__AIM__.
Drop every picture, then transcribe the remaining data exactly.

__RECORDED DATA__.
==================================================

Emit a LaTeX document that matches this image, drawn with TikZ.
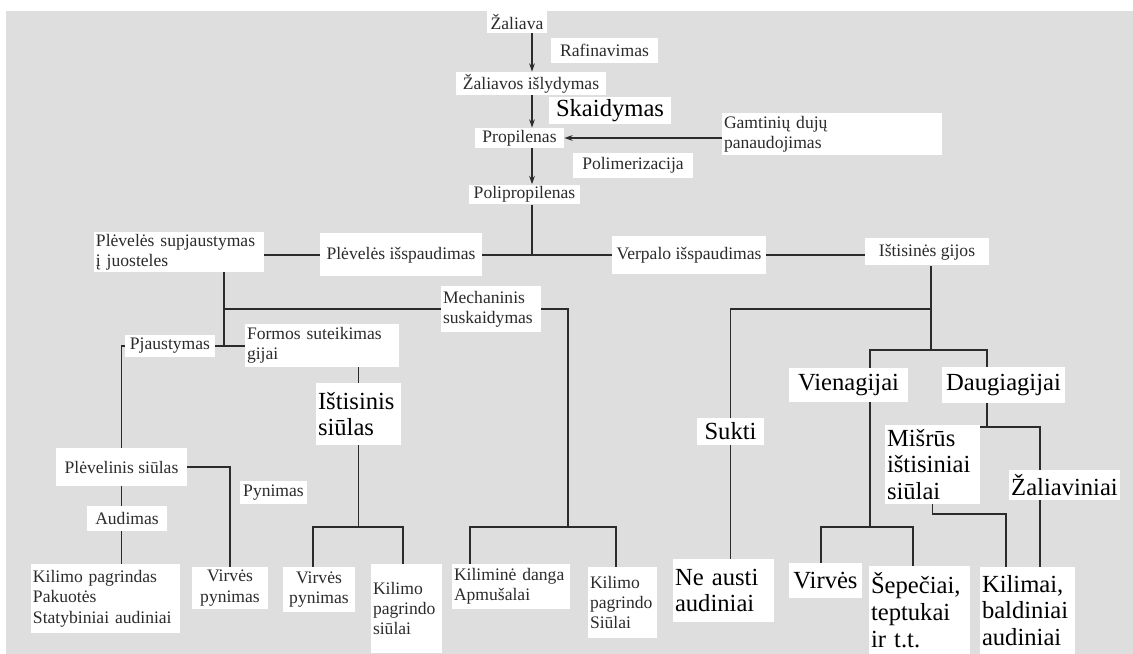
\documentclass[tikz,border=0pt]{standalone}
\usepackage{fontspec}
\setmainfont{Liberation Serif}
\usepackage{xcolor}
\usepackage{tikz}
\usetikzlibrary{arrows.meta}
\definecolor{ScanGrey}{HTML}{DEDEDE}
\definecolor{InkGrey}{HTML}{2B2B2B}
\tikzset{
  smlbox/.style={fill=white,inner sep=0.5mm,align=center,
    font=\fontsize{12.5}{14.5}\selectfont,text=InkGrey},
  bigbox/.style={fill=white,inner sep=0.5mm,align=center,
    font=\fontsize{17.5}{19}\selectfont,text=black},
  sz/.style 2 args={minimum width=#1*0.25mm,minimum height=#2*0.25mm},
  link/.style={draw=InkGrey,line width=0.9pt},
  arr/.style={link,-{Stealth[length=6pt,width=4pt]}},
}

\begin{document}
\begin{tikzpicture}[x=0.25mm,y=-0.25mm]
  \useasboundingbox (0,0) rectangle (1133,654);
  \fill[ScanGrey] (6,11) rectangle (1133,654);
  \node[smlbox,sz={60}{22}] (zal) at (517,22) {Žaliava};
  \node[smlbox,sz={107}{25}] (raf) at (604.5,50.5) {Rafinavimas};
  \node[smlbox,sz={150}{23}] (isl) at (531,83.5) {Žaliavos išlydymas};
  \node[bigbox,sz={122}{27}] (skai) at (610,110.5) {Skaidymas};
  \node[smlbox,sz={89}{20}] (prop) at (519.5,138) {Propilenas};
  \node[smlbox,align=left,text width=54mm,minimum height=10.5mm] (gamt) at (832,134) {Gamtinių dujų\\panaudojimas};
  \node[smlbox,sz={120}{25}] (pol) at (633,165.5) {Polimerizacija};
  \node[smlbox,sz={111}{19}] (polp) at (524.5,194.5) {Polipropilenas};
  \node[smlbox,align=left,text width=41.5mm,minimum height=10mm] (supj) at (179,252) {Plėvelės supjaustymas\\į juosteles};
  \node[smlbox,sz={162}{43}] (plisp) at (401,255) {Plėvelės išspaudimas};
  \node[smlbox,sz={154}{38}] (verp) at (689,255) {Verpalo išspaudimas};
  \node[smlbox,sz={124}{27}] (gijos) at (927,252) {Ištisinės gijos};
  \node[smlbox,align=left,text width=24mm,minimum height=11.5mm] (mech) at (491,309) {Mechaninis\\suskaidymas};
  \node[smlbox,sz={90}{22}] (pjau) at (170,346) {Pjaustymas};
  \node[smlbox,align=left,text width=37.5mm,minimum height=10.75mm] (form) at (322,345.5) {Formos suteikimas\\gijai};
  \node[bigbox,align=left,text width=20.25mm,minimum height=15.5mm] (ist) at (358.5,414) {Ištisinis\\siūlas};
  \node[smlbox,sz={131}{38}] (plev) at (121.5,467) {Plėvelinis siūlas};
  \node[smlbox,sz={67}{23}] (pyn) at (273.5,492.5) {Pynimas};
  \node[smlbox,sz={80}{25}] (aud) at (127,518.5) {Audimas};
  \node[smlbox,align=left,text width=36.25mm,minimum height=17.25mm] (kpag) at (105.5,598.5) {Kilimo pagrindas\\Pakuotės\\Statybiniai audiniai};
  \node[smlbox,sz={76}{42}] (virv1) at (230,588) {Virvės\\pynimas};
  \node[smlbox,sz={72}{45}] (virv2) at (319,589.5) {Virvės\\pynimas};
  \node[smlbox,align=left,text width=16.75mm,minimum height=22.25mm] (kilp1) at (406.5,608.5) {Kilimo\\pagrindo\\siūlai};
  \node[smlbox,align=left,text width=28.5mm,minimum height=11.25mm] (kild) at (511,586.5) {Kiliminė danga\\Apmušalai};
  \node[smlbox,align=left,text width=16.25mm,minimum height=17.75mm] (kilp2) at (622.5,602.5) {Kilimo\\pagrindo\\Siūlai};
  \node[bigbox,sz={67}{27}] (sukti) at (730.5,431.5) {Sukti};
  \node[bigbox,align=left,text width=24.25mm,minimum height=15.75mm] (neau) at (723.5,590.5) {Ne austi\\audiniai};
  \node[bigbox,sz={119}{34}] (vien) at (848.5,385) {Vienagijai};
  \node[bigbox,sz={123}{36}] (daug) at (1003.5,385) {Daugiagijai};
  \node[bigbox,align=left,text width=22.75mm,minimum height=19.75mm] (mis) at (932.5,464.5) {Mišrūs\\ištisiniai\\siūlai};
  \node[bigbox,sz={109}{30}] (zalv) at (1064.5,485) {Žaliaviniai};
  \node[bigbox,sz={73}{35}] (virv3) at (825.5,580.5) {Virvės};
  \node[bigbox,align=left,text width=24.25mm,minimum height=22mm] (sep) at (919.5,610) {Šepečiai,\\teptukai\\ir t.t.};
  \node[bigbox,align=left,text width=22.75mm,minimum height=21.75mm] (kil) at (1027.5,610.5) {Kilimai,\\baldiniai\\audiniai};
  \coordinate (spine) at (532,0);
  \coordinate (jA) at (224,309);
  \coordinate (jB) at (568,527);
  \coordinate (jBl) at (470,527);
  \coordinate (jBr) at (616,527);
  \coordinate (jD) at (358,527);
  \coordinate (jDl) at (313,527);
  \coordinate (jDr) at (403,527);
  \coordinate (jE) at (931,309);
  \coordinate (jF) at (931,350);
  \coordinate (jFl) at (870,350);
  \coordinate (jFr) at (987,350);
  \coordinate (jG) at (870,527);
  \coordinate (jGl) at (821,527);
  \coordinate (jGr) at (913,527);
  \coordinate (jH) at (987,427);
  \coordinate (jHr) at (1040,427);
  \coordinate (jI) at (1006,514);
  \draw[arr] (zal.south -| spine) -- (isl.north -| spine);
  \draw[arr] (isl.south -| spine) -- (prop.north -| spine);
  \draw[arr] (gamt.west |- prop.east) -- (prop.east);
  \draw[arr] (prop.south -| spine) -- (polp.north -| spine);
  \draw[link] (polp.south -| spine) -- (spine |- plisp.east);
  \draw[link] (supj.east |- plisp.west) -- (plisp.west);
  \draw[link] (plisp.east) -- (verp.west);
  \draw[link] (verp.east) -- (gijos.west |- verp.east);
  \draw[link] (supj.south -| jA) -- (jA |- pjau.east);
  \draw[link] (pjau.east) -- (form.west |- pjau.east);
  \draw[link] (jA) -- (mech.west);
  \draw[link] (mech.east) -| (jB);
  \draw[link] (kild.north -| jBl) |- (jBr) -- (kilp2.north -| jBr);
  \draw[link] (pjau.west) -| (plev.north);
  \draw[link] (plev.south) -- (plev.south |- aud.north);
  \draw[link] (aud.south -| plev.south) -- (kpag.north -| plev.south);
  \draw[link] (plev.east) -| (virv1.north);
  \draw[link] (ist.north |- form.south) -- (ist.north);
  \draw[link] (ist.south) -- (ist.south |- jD);
  \draw[link] (virv2.north -| jDl) |- (jDr) -- (kilp1.north -| jDr);
  \draw[link] (gijos.south -| jE) -- (jF);
  \draw[link] (jE) -| (sukti.north);
  \draw[link] (sukti.south) -- (sukti.south |- neau.north);
  \draw[link] (vien.north -| jFl) |- (jFr) -- (daug.north -| jFr);
  \draw[link] (vien.south -| jFl) -- (jG);
  \draw[link] (virv3.north -| jGl) |- (jGr) -- (sep.north -| jGr);
  \draw[link] (daug.south -| jH) -- (jH);
  \draw[link] (mis.east |- jH) -| (zalv.north -| jHr);
  \draw[link] (zalv.south -| jHr) -- (kil.north -| jHr);
  \draw[link] (mis.south) |- (jI) -- (kil.north -| jI);
\end{tikzpicture}
\end{document}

==================================================

__FINISHED TASK__.
Emit a LaTeX document that matches this image, drawn with TikZ.
\documentclass[tikz,border=0pt]{standalone}
\usepackage{fontspec}
\setmainfont{Liberation Serif}
\usepackage{xcolor}
\usepackage{tikz}
\usetikzlibrary{arrows.meta}
\definecolor{ScanGrey}{HTML}{DEDEDE}
\definecolor{InkGrey}{HTML}{2B2B2B}
\tikzset{
  smlbox/.style={fill=white,inner sep=0.5mm,align=center,
    font=\fontsize{12.5}{14.5}\selectfont,text=InkGrey},
  bigbox/.style={fill=white,inner sep=0.5mm,align=center,
    font=\fontsize{17.5}{19}\selectfont,text=black},
  sz/.style 2 args={minimum width=#1*0.25mm,minimum height=#2*0.25mm},
  link/.style={draw=InkGrey,line width=0.9pt},
  arr/.style={link,-{Stealth[length=6pt,width=4pt]}},
}

\begin{document}
\begin{tikzpicture}[x=0.25mm,y=-0.25mm]
  \useasboundingbox (0,0) rectangle (1133,654);
  \fill[ScanGrey] (6,11) rectangle (1133,654);
  \node[smlbox,sz={60}{22}] (zal) at (517,22) {Žaliava};
  \node[smlbox,sz={107}{25}] (raf) at (604.5,50.5) {Rafinavimas};
  \node[smlbox,sz={150}{23}] (isl) at (531,83.5) {Žaliavos išlydymas};
  \node[bigbox,sz={122}{27}] (skai) at (610,110.5) {Skaidymas};
  \node[smlbox,sz={89}{20}] (prop) at (519.5,138) {Propilenas};
  \node[smlbox,align=left,text width=54mm,minimum height=10.5mm] (gamt) at (832,134) {Gamtinių dujų\\panaudojimas};
  \node[smlbox,sz={120}{25}] (pol) at (633,165.5) {Polimerizacija};
  \node[smlbox,sz={111}{19}] (polp) at (524.5,194.5) {Polipropilenas};
  \node[smlbox,align=left,text width=41.5mm,minimum height=10mm] (supj) at (179,252) {Plėvelės supjaustymas\\į juosteles};
  \node[smlbox,sz={162}{43}] (plisp) at (401,255) {Plėvelės išspaudimas};
  \node[smlbox,sz={154}{38}] (verp) at (689,255) {Verpalo išspaudimas};
  \node[smlbox,sz={124}{27}] (gijos) at (927,252) {Ištisinės gijos};
  \node[smlbox,align=left,text width=24mm,minimum height=11.5mm] (mech) at (491,309) {Mechaninis\\suskaidymas};
  \node[smlbox,sz={90}{22}] (pjau) at (170,346) {Pjaustymas};
  \node[smlbox,align=left,text width=37.5mm,minimum height=10.75mm] (form) at (322,345.5) {Formos suteikimas\\gijai};
  \node[bigbox,align=left,text width=20.25mm,minimum height=15.5mm] (ist) at (358.5,414) {Ištisinis\\siūlas};
  \node[smlbox,sz={131}{38}] (plev) at (121.5,467) {Plėvelinis siūlas};
  \node[smlbox,sz={67}{23}] (pyn) at (273.5,492.5) {Pynimas};
  \node[smlbox,sz={80}{25}] (aud) at (127,518.5) {Audimas};
  \node[smlbox,align=left,text width=36.25mm,minimum height=17.25mm] (kpag) at (105.5,598.5) {Kilimo pagrindas\\Pakuotės\\Statybiniai audiniai};
  \node[smlbox,sz={76}{42}] (virv1) at (230,588) {Virvės\\pynimas};
  \node[smlbox,sz={72}{45}] (virv2) at (319,589.5) {Virvės\\pynimas};
  \node[smlbox,align=left,text width=16.75mm,minimum height=22.25mm] (kilp1) at (406.5,608.5) {Kilimo\\pagrindo\\siūlai};
  \node[smlbox,align=left,text width=28.5mm,minimum height=11.25mm] (kild) at (511,586.5) {Kiliminė danga\\Apmušalai};
  \node[smlbox,align=left,text width=16.25mm,minimum height=17.75mm] (kilp2) at (622.5,602.5) {Kilimo\\pagrindo\\Siūlai};
  \node[bigbox,sz={67}{27}] (sukti) at (730.5,431.5) {Sukti};
  \node[bigbox,align=left,text width=24.25mm,minimum height=15.75mm] (neau) at (723.5,590.5) {Ne austi\\audiniai};
  \node[bigbox,sz={119}{34}] (vien) at (848.5,385) {Vienagijai};
  \node[bigbox,sz={123}{36}] (daug) at (1003.5,385) {Daugiagijai};
  \node[bigbox,align=left,text width=22.75mm,minimum height=19.75mm] (mis) at (932.5,464.5) {Mišrūs\\ištisiniai\\siūlai};
  \node[bigbox,sz={109}{30}] (zalv) at (1064.5,485) {Žaliaviniai};
  \node[bigbox,sz={73}{35}] (virv3) at (825.5,580.5) {Virvės};
  \node[bigbox,align=left,text width=24.25mm,minimum height=22mm] (sep) at (919.5,610) {Šepečiai,\\teptukai\\ir t.t.};
  \node[bigbox,align=left,text width=22.75mm,minimum height=21.75mm] (kil) at (1027.5,610.5) {Kilimai,\\baldiniai\\audiniai};
  \coordinate (spine) at (532,0);
  \coordinate (jA) at (224,309);
  \coordinate (jB) at (568,527);
  \coordinate (jBl) at (470,527);
  \coordinate (jBr) at (616,527);
  \coordinate (jD) at (358,527);
  \coordinate (jDl) at (313,527);
  \coordinate (jDr) at (403,527);
  \coordinate (jE) at (931,309);
  \coordinate (jF) at (931,350);
  \coordinate (jFl) at (870,350);
  \coordinate (jFr) at (987,350);
  \coordinate (jG) at (870,527);
  \coordinate (jGl) at (821,527);
  \coordinate (jGr) at (913,527);
  \coordinate (jH) at (987,427);
  \coordinate (jHr) at (1040,427);
  \coordinate (jI) at (1006,514);
  \draw[arr] (zal.south -| spine) -- (isl.north -| spine);
  \draw[arr] (isl.south -| spine) -- (prop.north -| spine);
  \draw[arr] (gamt.west |- prop.east) -- (prop.east);
  \draw[arr] (prop.south -| spine) -- (polp.north -| spine);
  \draw[link] (polp.south -| spine) -- (spine |- plisp.east);
  \draw[link] (supj.east |- plisp.west) -- (plisp.west);
  \draw[link] (plisp.east) -- (verp.west);
  \draw[link] (verp.east) -- (gijos.west |- verp.east);
  \draw[link] (supj.south -| jA) -- (jA |- pjau.east);
  \draw[link] (pjau.east) -- (form.west |- pjau.east);
  \draw[link] (jA) -- (mech.west);
  \draw[link] (mech.east) -| (jB);
  \draw[link] (kild.north -| jBl) |- (jBr) -- (kilp2.north -| jBr);
  \draw[link] (pjau.west) -| (plev.north);
  \draw[link] (plev.south) -- (plev.south |- aud.north);
  \draw[link] (aud.south -| plev.south) -- (kpag.north -| plev.south);
  \draw[link] (plev.east) -| (virv1.north);
  \draw[link] (ist.north |- form.south) -- (ist.north);
  \draw[link] (ist.south) -- (ist.south |- jD);
  \draw[link] (virv2.north -| jDl) |- (jDr) -- (kilp1.north -| jDr);
  \draw[link] (gijos.south -| jE) -- (jF);
  \draw[link] (jE) -| (sukti.north);
  \draw[link] (sukti.south) -- (sukti.south |- neau.north);
  \draw[link] (vien.north -| jFl) |- (jFr) -- (daug.north -| jFr);
  \draw[link] (vien.south -| jFl) -- (jG);
  \draw[link] (virv3.north -| jGl) |- (jGr) -- (sep.north -| jGr);
  \draw[link] (daug.south -| jH) -- (jH);
  \draw[link] (mis.east |- jH) -| (zalv.north -| jHr);
  \draw[link] (zalv.south -| jHr) -- (kil.north -| jHr);
  \draw[link] (mis.south) |- (jI) -- (kil.north -| jI);
\end{tikzpicture}
\end{document}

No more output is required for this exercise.